China researchers have reported that their robotic telescope has been working accurately ever since it set up camp on the Moon in 2013. It was brought there by the Chang’e 3 lander that carried the Yutu rover, which continuously faced challenges on the lunar surface until it stopped working in March this year.
Even if the rover broke off, the Chinese lander and the ultraviolet robotic telescope are still up and running. Since 2013, it has spent 2,000 hours overseeing 40 different stars. The team of researchers handling the telescope also snapped a picture of the Pinwheel galaxy, shown below.

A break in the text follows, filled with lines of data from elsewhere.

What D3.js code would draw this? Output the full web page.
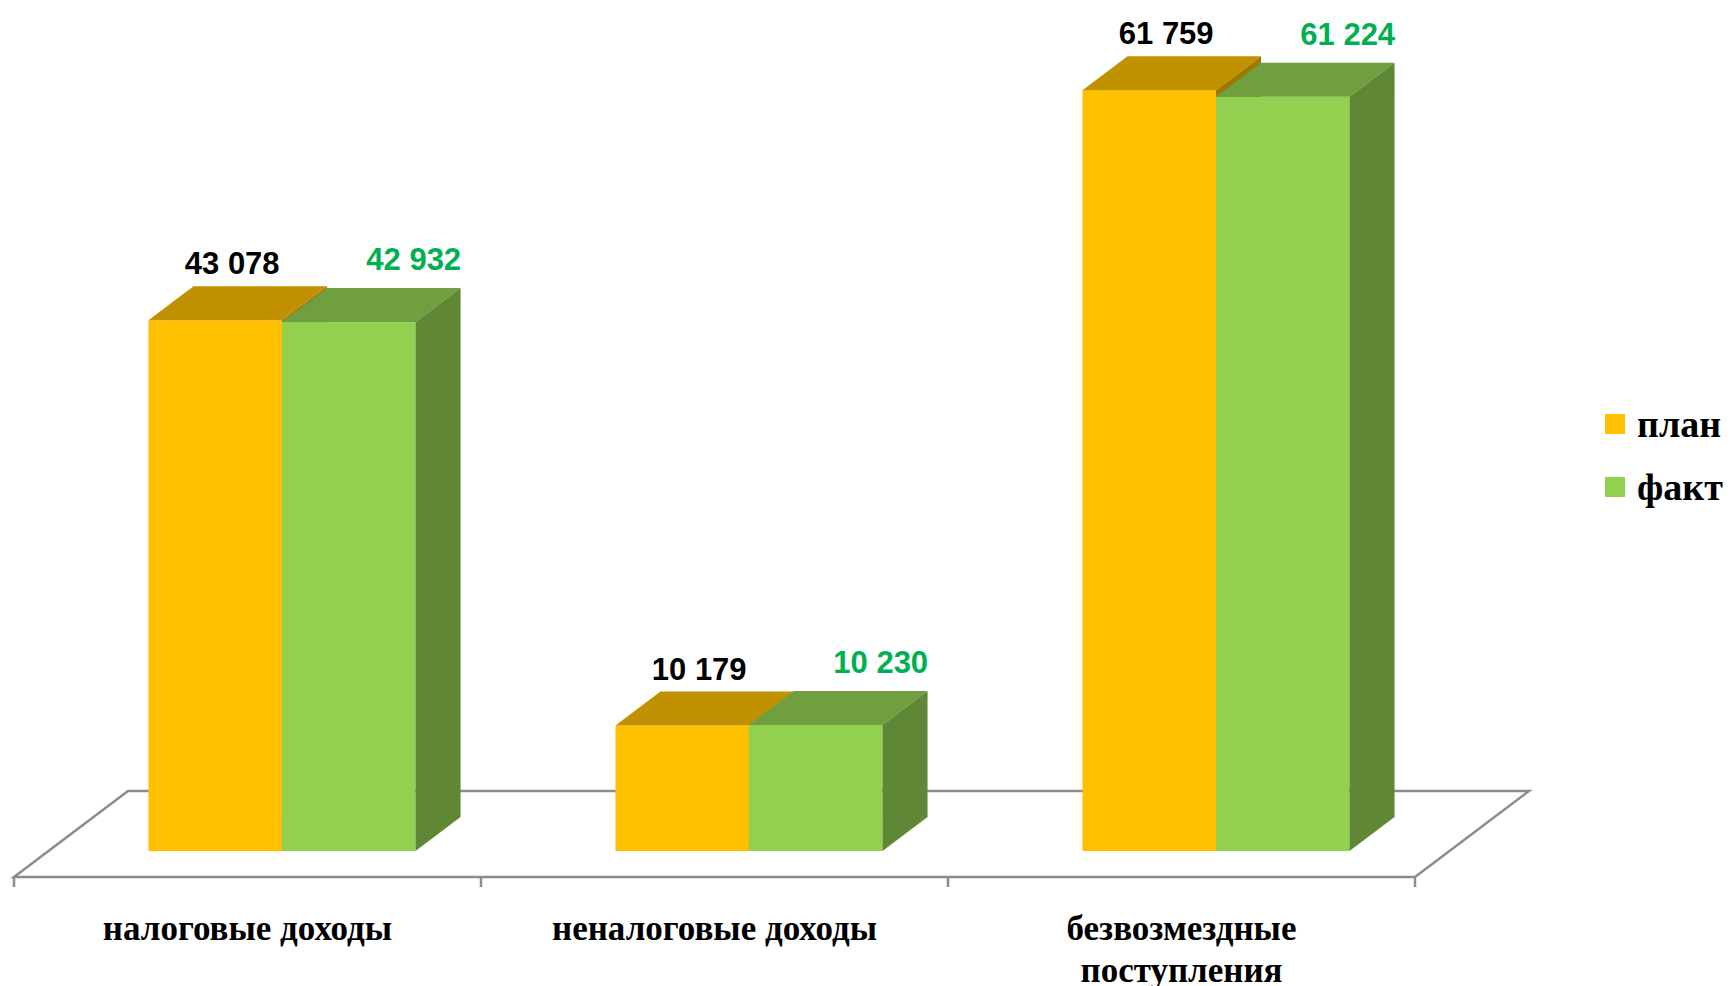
<!DOCTYPE html>
<html>
<head>
<meta charset="utf-8">
<script src="https://cdn.jsdelivr.net/npm/d3@7"></script>
<style>
  html, body { margin: 0; padding: 0; background: #ffffff; }
  svg { display: block; }
</style>
</head>
<body>
<svg id="chart" width="1732" height="986"></svg>
<script>
// ---- data ----
const categories = ["налоговые доходы", "неналоговые доходы", "безвозмездные\nпоступления"];
const seriesNames = ["план", "факт"];
const planValues = [43078, 10179, 61759];
const factValues = [42932, 10230, 61224];

// ---- layout ----
const svg = d3.select("#chart");
const floorFrontY = 877, floorDepth = 86, slope = 114 / 86;
const barFrontDepth = 26, barDepth = 34;
const baseY = floorFrontY - barFrontDepth;
const shiftX = barFrontDepth * slope;
const bdx = barDepth * slope, bdy = barDepth;

const x = d3.scaleBand().domain(categories).range([14, 1415]).padding(0);
const h = d3.scaleLinear().domain([0, 60000]).range([0, 739.2]);
const barW = x.bandwidth() * 0.2859;

const colors = {
  "план": { front: "#ffc000", top: "#c09100", side: "#a07800", label: "#000000" },
  "факт": { front: "#92d050", top: "#6f9f3f", side: "#5f8735", label: "#00b050" }
};

const fmt = d3.formatLocale({ decimal: ",", thousands: " ", grouping: [3], currency: ["", ""] }).format(",d");

// ---- floor ----
const fx0 = x.range()[0], fx1 = x.range()[1];
const fdx = floorDepth * slope;
const floor = svg.append("g").attr("fill", "none").attr("stroke", "#8c8c8c").attr("stroke-width", 2.5);
floor.append("path")
  .attr("d", `M${fx0},${floorFrontY} L${fx0 + fdx},${floorFrontY - floorDepth} L${fx1 + fdx},${floorFrontY - floorDepth} L${fx1},${floorFrontY} Z`)
  .attr("stroke-linejoin", "miter");
const tickXs = categories.map(c => x(c)).concat([fx1]);
floor.selectAll("line.tick").data(tickXs).enter().append("line")
  .attr("x1", d => d).attr("x2", d => d)
  .attr("y1", floorFrontY).attr("y2", floorFrontY + 10);

// ---- bars ----
function drawBar(g, x0, w, hh, c) {
  const yt = baseY - hh;
  g.append("rect").attr("x", x0).attr("y", yt).attr("width", w).attr("height", hh).attr("fill", c.front);
  g.append("polygon")
    .attr("points", [[x0, yt], [x0 + w, yt], [x0 + w + bdx, yt - bdy], [x0 + bdx, yt - bdy]].map(p => p.join(",")).join(" "))
    .attr("fill", c.top);
  g.append("polygon")
    .attr("points", [[x0 + w, yt], [x0 + w + bdx, yt - bdy], [x0 + w + bdx, baseY - bdy], [x0 + w, baseY]].map(p => p.join(",")).join(" "))
    .attr("fill", c.side);
}

const bars = svg.append("g");
const labels = svg.append("g")
  .attr("font-family", "'Liberation Sans', Arial, sans-serif")
  .attr("font-weight", "bold").attr("font-size", 31).attr("text-anchor", "middle");

categories.forEach((cat, i) => {
  const center = x(cat) + x.bandwidth() / 2 + shiftX;
  const g = bars.append("g");
  const ph = h(planValues[i]), fh = h(factValues[i]);
  drawBar(g, center - barW, barW, ph, colors["план"]);
  drawBar(g, center, barW, fh, colors["факт"]);
  labels.append("text")
    .attr("x", center - barW / 2 + 17).attr("y", baseY - ph - 46)
    .attr("fill", colors["план"].label).text(fmt(planValues[i]));
  labels.append("text")
    .attr("x", center + barW / 2 + 65).attr("y", baseY - fh - 52)
    .attr("fill", colors["факт"].label).text(fmt(factValues[i]));
});

// ---- category labels ----
const catG = svg.append("g")
  .attr("font-family", "'Liberation Serif', 'Times New Roman', serif")
  .attr("font-weight", "bold").attr("font-size", 35).attr("text-anchor", "middle").attr("fill", "#000");
categories.forEach(cat => {
  const cx = x(cat) + x.bandwidth() / 2;
  cat.split("\n").forEach((line, j) => {
    catG.append("text").attr("x", cx).attr("y", 940 + j * 42).text(line);
  });
});

// ---- legend ----
const legend = svg.append("g");
seriesNames.forEach((s, i) => {
  const ly = 414 + i * 63;
  legend.append("rect").attr("x", 1605).attr("y", ly).attr("width", 20).attr("height", 20).attr("fill", colors[s].front);
  legend.append("text").attr("x", 1637).attr("y", ly + 23)
    .attr("font-family", "'Liberation Serif', 'Times New Roman', serif")
    .attr("font-weight", "bold").attr("font-size", 38).attr("fill", "#000").text(s);
});
</script>
</body>
</html>
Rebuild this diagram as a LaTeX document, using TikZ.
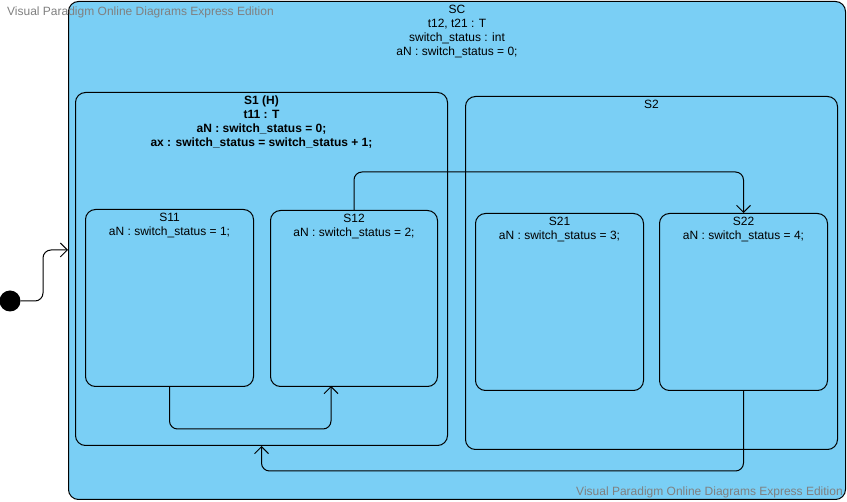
\documentclass[tikz,border=0pt]{standalone}
\usepackage{fontspec}
\setmainfont{Liberation Sans}
\usetikzlibrary{arrows.meta,calc}
\definecolor{stfill}{RGB}{122,207,245}
\definecolor{wmgray}{RGB}{128,128,128}
\begin{document}
\begin{tikzpicture}[x=1pt,y=-1pt,
  statebox/.style={draw=black,line width=1pt,fill=stfill,rounded corners=10pt,inner sep=0pt,anchor=north west},
  stxt/.style={anchor=north,inner sep=0pt,align=center,font=\fontsize{12}{14}\selectfont},
  wm/.style={inner sep=0pt,text=wmgray,font=\fontsize{12}{14}\selectfont},
  conn/.style={draw=black,line width=1pt,rounded corners=8pt,-{Straight Barb[length=7pt,width=14pt,line width=1pt]}}]
\useasboundingbox (0,0) rectangle (847,502);
\fill[white] (0,0) rectangle (847,502);
% containers
\node[statebox,minimum width=777pt,minimum height=498pt] (SC) at (68,1) {};
\node[stxt] (SCt) at ($(SC.north)+(0,4)$) {SC\\t12, t21 : T\\switch\_status : int\\aN : switch\_status = 0;};
\node[statebox,minimum width=372pt,minimum height=353pt] (S1) at (75,92) {};
\node[stxt,font=\fontsize{12}{14}\selectfont\bfseries] (S1t) at ($(S1.north)+(0,4)$) {S1 (H)\\t11 : T\\aN : switch\_status = 0;\\ax : switch\_status = switch\_status + 1;};
\node[statebox,minimum width=372pt,minimum height=353pt] (S2) at (465,96) {};
\node[stxt] (S2t) at ($(S2.north)+(0,4)$) {S2};
\node[statebox,minimum width=168pt,minimum height=177pt] (S11) at (85,209) {};
\node[stxt] (S11t) at ($(S11.north)+(0,4)$) {S11\\aN : switch\_status = 1;};
\node[statebox,minimum width=167pt,minimum height=176pt] (S12) at (270,210) {};
\node[stxt] (S12t) at ($(S12.north)+(0,4)$) {S12\\aN : switch\_status = 2;};
\node[statebox,minimum width=168pt,minimum height=177pt] (S21) at (475,213) {};
\node[stxt] (S21t) at ($(S21.north)+(0,4)$) {S21\\aN : switch\_status = 3;};
\node[statebox,minimum width=168pt,minimum height=177pt] (S22) at (659,213) {};
\node[stxt] (S22t) at ($(S22.north)+(0,4)$) {S22\\aN : switch\_status = 4;};
% initial state
\node[circle,fill=black,inner sep=0pt,minimum size=21pt] (init) at (10,301) {};
\coordinate (entry) at (68,250);
\coordinate (s12in) at (331,386);
% transitions
\draw[conn] (init.east) -- (43,301) -- (43,250) -- (entry);
\draw[conn] (S12.north) -- ++(0,-38) -| (S22.north);
\draw[conn] (S11.south) -- ++(0,42) -| (s12in);
\draw[conn] (S22.south) -- ++(0,80) -| (S1.south);
% watermarks
\node[wm,anchor=west] (wm1) at (7,12) {Visual Paradigm Online Diagrams Express Edition};
\node[wm,anchor=east] (wm2) at (843,492) {Visual Paradigm Online Diagrams Express Edition};
\end{tikzpicture}
\end{document}
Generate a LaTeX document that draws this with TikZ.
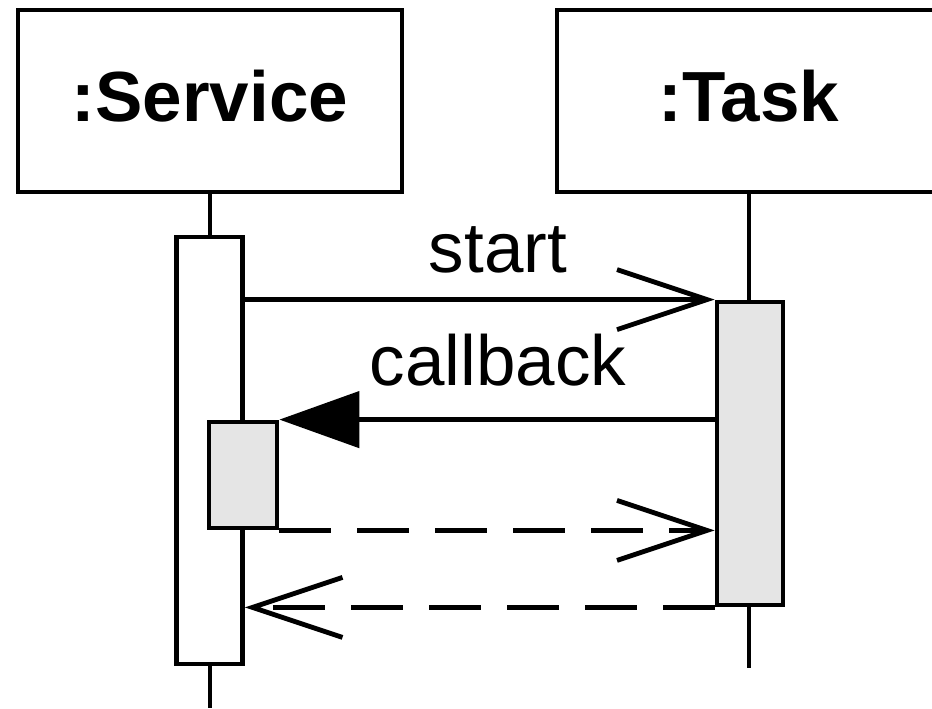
\documentclass[tikz,border=0pt]{standalone}
\usepackage{fontspec}
\setmainfont{Liberation Sans}
\usetikzlibrary{arrows.meta}
\definecolor{actgray}{RGB}{229,229,229}
\begin{document}
\begin{tikzpicture}[x=0.5pt,y=-0.5pt, line width=2.4pt,
  head/.style={draw, fill=white, minimum width=192pt, minimum height=91pt, inner sep=0pt,
    font=\fontsize{35.5}{40}\selectfont\bfseries, text depth=5pt},
  act/.style={draw, fill=white, inner sep=0pt},
  actg/.style={act, fill=actgray},
  callarr/.style={-{Triangle[length=40pt,width=28pt]}},
  openarr/.style={-{Straight Barb[length=45pt,width=30pt]}},
  retarr/.style={openarr, dash pattern=on 26pt off 13pt},
  lbl/.style={font=\fontsize{35.5}{40}\selectfont, anchor=base, inner sep=0pt}]
\useasboundingbox (0,0) rectangle (932,708);
% heads
\node[head] (svc) at (210,101) {:Service};
\node[head] (tsk) at (749,101) {:Task};
% lifeline ends
\coordinate (svcend) at (210,708);
\coordinate (tskend) at (749,668);
\draw (svc.south) -- (svcend);
\draw (tsk.south) -- (tskend);
% activations
\node[act, minimum width=33pt, minimum height=213.5pt] (sact) at (209.5,450.5) {};
\node[actg, minimum width=34pt, minimum height=53pt] (iact) at (243,475) {};
\node[actg, minimum width=33pt, minimum height=151.5pt] (tact) at (750,453.5) {};
% messages
\draw[openarr] (sact.east |- tact.north west) -- (tact.north west);
\draw[callarr] (tact.west |- iact.north east) -- (iact.north east);
\draw[retarr] (iact.south east) -- (tact.west |- iact.south east);
\draw[retarr] (tact.south west) -- (sact.east |- tact.south west);
% labels
\node[lbl] (lstart) at (498,272) {start};
\node[lbl] (lcb) at (498,385) {callback};
\end{tikzpicture}
\end{document}
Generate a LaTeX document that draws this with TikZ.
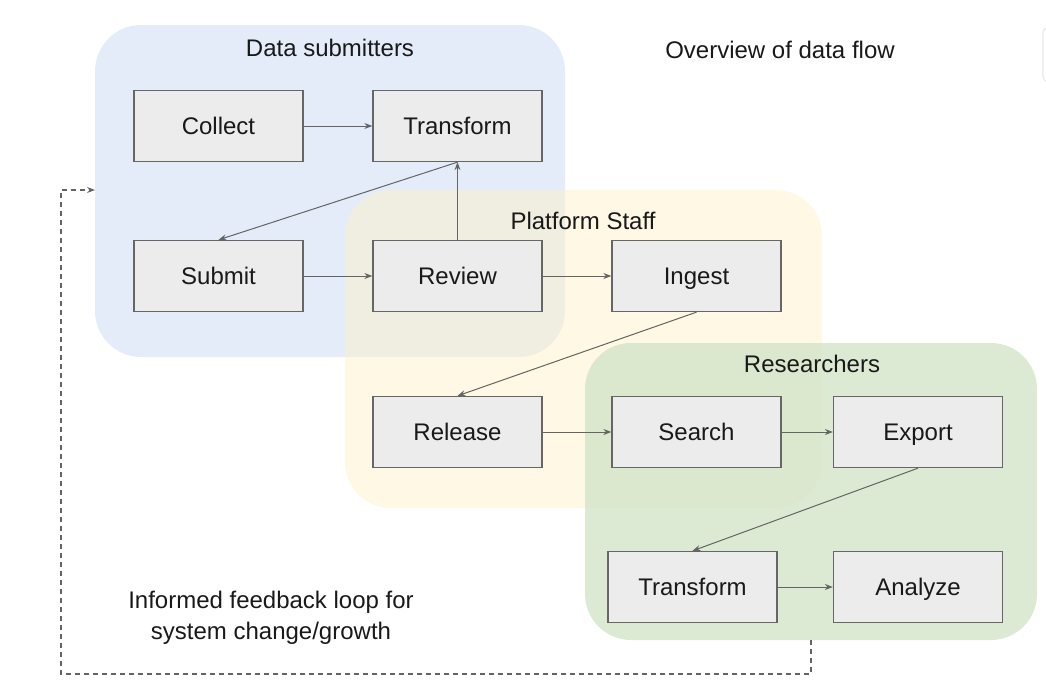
\documentclass[tikz,border=0pt]{standalone}
\usepackage{fontspec}
\setmainfont{Liberation Sans}
\usetikzlibrary{arrows.meta}
\definecolor{bluezone}{RGB}{201,217,243}
\definecolor{yellowzone}{RGB}{253,241,201}
\definecolor{greenzone}{RGB}{211,229,200}
\definecolor{boxfill}{RGB}{236,236,236}
\definecolor{boxline}{RGB}{102,102,102}
\definecolor{linecol}{RGB}{100,100,100}
\definecolor{faint}{RGB}{232,232,232}
\tikzset{
  zone/.style={rounded corners=46pt, draw=none},
  stepbox/.style={draw=boxline, fill=boxfill, line width=1.3pt, minimum width=169pt, minimum height=71pt, inner sep=0pt, font=\fontsize{24}{28}\selectfont, text=black!90, text height=17pt, text depth=0pt},
  title/.style={font=\fontsize{24}{28}\selectfont, text=black!90, inner sep=0pt},
  conn/.style={draw=linecol, line width=1pt, -{Stealth[length=8pt,width=6pt]}},
  loop/.style={draw=linecol, line width=1.1pt, dash pattern=on 5pt off 4pt, -{Stealth[length=8pt,width=6pt]}}
}
\begin{document}
\begin{tikzpicture}[x=1pt,y=-1pt]
\useasboundingbox (0,0) rectangle (1046,694);
% faint artefact top right
\begin{scope}
\clip (0,0) rectangle (1046,694);
\draw[faint, line width=1.2pt, rounded corners=6pt] (1043,27) rectangle (1080,82);
\end{scope}
% zones
\fill[zone, bluezone, opacity=0.5] (95,25) rectangle (565,357);
\fill[zone, yellowzone, opacity=0.5] (345,190) rectangle (822,508);
\fill[zone, greenzone, opacity=0.8] (585,343) rectangle (1037,640);
% titles
\node[title] (tds) at (330,48) {Data submitters};
\node[title] (tov) at (780,50) {Overview of data flow};
\node[title] (tps) at (583,221) {Platform Staff};
\node[title] (tre) at (812,364) {Researchers};
\node[title, align=center, font=\fontsize{24}{31}\selectfont] (tfb) at (271,618) {Informed feedback loop for\\system change/growth};
% boxes
\node[stepbox] (collect) at (218.5,126) {Collect};
\node[stepbox] (transform) at (457.5,126) {Transform};
\node[stepbox] (submit) at (218.5,276) {Submit};
\node[stepbox] (review) at (457.5,276) {Review};
\node[stepbox] (ingest) at (696.5,276) {Ingest};
\node[stepbox] (release) at (457.5,432) {Release};
\node[stepbox] (search) at (696.5,432) {Search};
\node[stepbox] (export) at (918,432) {Export};
\node[stepbox] (transformb) at (692.5,587) {Transform};
\node[stepbox] (analyze) at (918,587) {Analyze};
% connectors
\draw[conn] (collect) -- (transform);
\draw[conn] (transform.south) -- (submit.north);
\draw[conn] (review.north) -- (transform.south);
\draw[conn] (submit) -- (review);
\draw[conn] (review) -- (ingest);
\draw[conn] (ingest.south) -- (release.north);
\draw[conn] (release) -- (search);
\draw[conn] (search) -- (export);
\draw[conn] (export.south) -- (transformb.north);
\draw[conn] (transformb) -- (analyze);
% feedback loop
\coordinate (loopstart) at (811,640);
\coordinate (loopend) at (95,190);
\draw[loop] (loopstart) -- (811,674) -- (61,674) -- (61,190) -- (loopend);
\end{tikzpicture}
\end{document}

It sees in ultraviolet light, therefor it can detect and observe celestial bodies that otherwise cannot be seen from Earth, as Jin Wang of the National Astronomical Observatories in Bijing, China, who is in charge of the telescope, declared:
There is no atmosphere on the moon, so unlike Earth, the ultraviolet light from celestial objects can be detected on the moon, and since the moon rotates 27 times more slowly than the Earth, the scope can stay fixed on the same star for a dozen days without interruption.
The Chinese robotic telescope it’s the first of its kind and is also unique, being the first to be manned completely from Earth, this way offering the Chinese countless benefits.
The project was really challenging, as the moon’s surface is a hostile environment, full of biting lunar dust that can easily sneak into equipment and destroy the electronic components. As a safety measure, the telescope is stashed within the Chang’e 3 lunar lander in order to protect it from the sunset and sunrise on the Moon.
Expected to last for only a year, the telescope outlived its predictions and is still running in good shape. Surprised by its formidable endurance, the Chinese will most likely extend this successful and until now secret lunar mission, at the end of this year.